PROVIDED RECORDS:
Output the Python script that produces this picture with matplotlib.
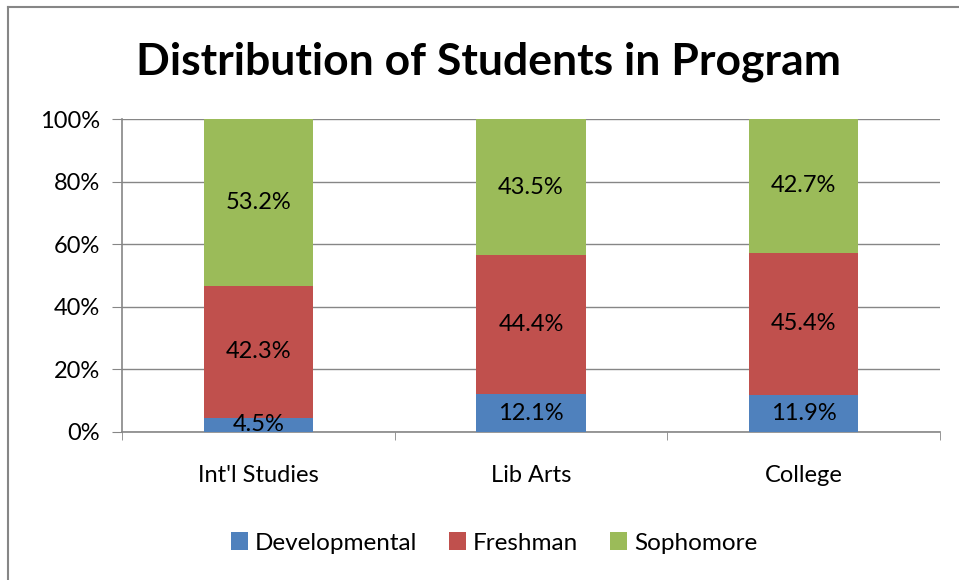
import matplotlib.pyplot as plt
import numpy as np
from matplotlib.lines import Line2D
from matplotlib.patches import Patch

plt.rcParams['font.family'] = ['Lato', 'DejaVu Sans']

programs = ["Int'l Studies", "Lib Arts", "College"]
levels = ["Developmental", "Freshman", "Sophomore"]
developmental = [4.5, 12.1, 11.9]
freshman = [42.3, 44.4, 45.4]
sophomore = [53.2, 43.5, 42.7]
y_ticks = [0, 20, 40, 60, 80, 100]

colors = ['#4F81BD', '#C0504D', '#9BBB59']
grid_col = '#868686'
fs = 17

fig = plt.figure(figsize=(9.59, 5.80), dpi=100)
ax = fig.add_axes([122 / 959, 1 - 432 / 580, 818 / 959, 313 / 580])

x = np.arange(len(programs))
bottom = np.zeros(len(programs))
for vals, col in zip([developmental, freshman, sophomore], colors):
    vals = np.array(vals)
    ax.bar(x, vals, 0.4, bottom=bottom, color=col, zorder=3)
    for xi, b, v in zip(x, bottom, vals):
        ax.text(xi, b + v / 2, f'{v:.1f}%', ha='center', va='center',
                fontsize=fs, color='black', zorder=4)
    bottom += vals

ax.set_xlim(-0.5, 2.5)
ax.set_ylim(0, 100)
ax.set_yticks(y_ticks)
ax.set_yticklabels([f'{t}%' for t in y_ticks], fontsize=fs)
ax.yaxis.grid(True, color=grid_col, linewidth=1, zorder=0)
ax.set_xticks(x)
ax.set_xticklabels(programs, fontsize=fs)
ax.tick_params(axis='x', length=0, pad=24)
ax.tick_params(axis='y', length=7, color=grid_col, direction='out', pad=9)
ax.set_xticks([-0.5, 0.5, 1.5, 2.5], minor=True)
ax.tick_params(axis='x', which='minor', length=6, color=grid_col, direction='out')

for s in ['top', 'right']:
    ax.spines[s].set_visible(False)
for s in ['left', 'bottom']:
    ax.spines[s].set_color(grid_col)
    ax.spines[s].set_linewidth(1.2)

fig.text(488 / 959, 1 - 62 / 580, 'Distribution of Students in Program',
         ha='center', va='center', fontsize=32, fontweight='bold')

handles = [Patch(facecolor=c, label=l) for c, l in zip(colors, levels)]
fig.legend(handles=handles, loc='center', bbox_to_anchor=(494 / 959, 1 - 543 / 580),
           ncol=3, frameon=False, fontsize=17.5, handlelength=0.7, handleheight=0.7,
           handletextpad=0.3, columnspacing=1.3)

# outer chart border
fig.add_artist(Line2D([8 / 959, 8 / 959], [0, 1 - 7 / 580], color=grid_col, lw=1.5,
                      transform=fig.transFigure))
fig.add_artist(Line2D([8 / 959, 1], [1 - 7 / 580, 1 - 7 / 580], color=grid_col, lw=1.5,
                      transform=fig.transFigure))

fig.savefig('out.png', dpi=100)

---

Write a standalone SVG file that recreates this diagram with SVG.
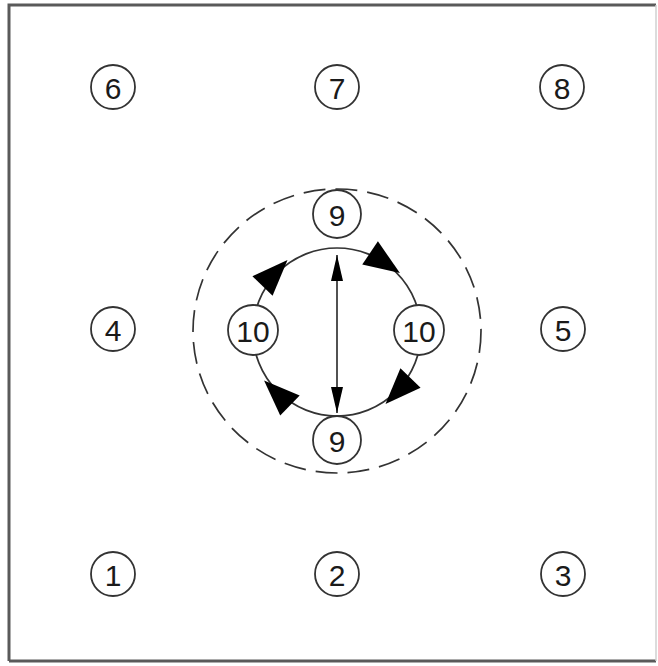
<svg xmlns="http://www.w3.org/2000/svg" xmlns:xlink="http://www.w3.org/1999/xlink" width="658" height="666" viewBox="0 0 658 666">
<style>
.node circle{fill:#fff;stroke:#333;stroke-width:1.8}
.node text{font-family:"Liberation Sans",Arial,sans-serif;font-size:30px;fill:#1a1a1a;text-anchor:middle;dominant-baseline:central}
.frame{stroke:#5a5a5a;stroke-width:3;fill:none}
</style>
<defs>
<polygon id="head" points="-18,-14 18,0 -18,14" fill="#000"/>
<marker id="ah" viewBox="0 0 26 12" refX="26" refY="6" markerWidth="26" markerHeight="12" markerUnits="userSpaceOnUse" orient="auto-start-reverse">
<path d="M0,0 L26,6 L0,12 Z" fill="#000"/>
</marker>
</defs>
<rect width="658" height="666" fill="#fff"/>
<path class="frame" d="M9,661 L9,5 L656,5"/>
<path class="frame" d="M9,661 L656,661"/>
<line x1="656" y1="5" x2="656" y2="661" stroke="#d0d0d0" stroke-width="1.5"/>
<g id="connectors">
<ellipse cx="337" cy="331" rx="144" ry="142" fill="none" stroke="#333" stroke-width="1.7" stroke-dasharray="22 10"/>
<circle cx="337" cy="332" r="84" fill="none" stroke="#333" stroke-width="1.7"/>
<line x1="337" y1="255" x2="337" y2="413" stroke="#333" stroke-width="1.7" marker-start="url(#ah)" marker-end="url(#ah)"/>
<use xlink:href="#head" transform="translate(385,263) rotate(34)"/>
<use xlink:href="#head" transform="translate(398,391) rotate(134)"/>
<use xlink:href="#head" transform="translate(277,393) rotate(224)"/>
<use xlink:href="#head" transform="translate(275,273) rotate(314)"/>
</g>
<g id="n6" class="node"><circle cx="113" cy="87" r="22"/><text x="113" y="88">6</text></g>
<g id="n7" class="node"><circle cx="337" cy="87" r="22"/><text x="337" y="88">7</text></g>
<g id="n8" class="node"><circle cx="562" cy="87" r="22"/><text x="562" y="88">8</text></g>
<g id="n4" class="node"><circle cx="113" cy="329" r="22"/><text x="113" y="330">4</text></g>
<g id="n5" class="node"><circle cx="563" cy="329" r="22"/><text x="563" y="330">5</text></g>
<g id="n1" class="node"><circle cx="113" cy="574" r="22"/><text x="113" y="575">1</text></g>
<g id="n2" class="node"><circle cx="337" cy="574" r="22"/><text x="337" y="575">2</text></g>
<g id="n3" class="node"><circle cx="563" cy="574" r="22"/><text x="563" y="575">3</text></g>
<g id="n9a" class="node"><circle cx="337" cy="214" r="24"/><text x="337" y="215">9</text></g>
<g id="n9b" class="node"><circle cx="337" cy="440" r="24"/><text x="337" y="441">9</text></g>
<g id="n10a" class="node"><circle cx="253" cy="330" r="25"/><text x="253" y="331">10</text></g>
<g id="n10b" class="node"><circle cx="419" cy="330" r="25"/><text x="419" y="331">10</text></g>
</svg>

WHAT THE TASK REQUIRES:
Write out the lines beginning with the one that contains "Output the Python" and ending with the one that contains "plt.rcParams['font.family'] = ['Lato', 'DejaVu", exactly as given. Leave pictures out.

CORRECT OUTPUT:
Output the Python script that produces this picture with matplotlib.
import matplotlib.pyplot as plt
import numpy as np
from matplotlib.lines import Line2D
from matplotlib.patches import Patch

plt.rcParams['font.family'] = ['Lato', 'DejaVu Sans']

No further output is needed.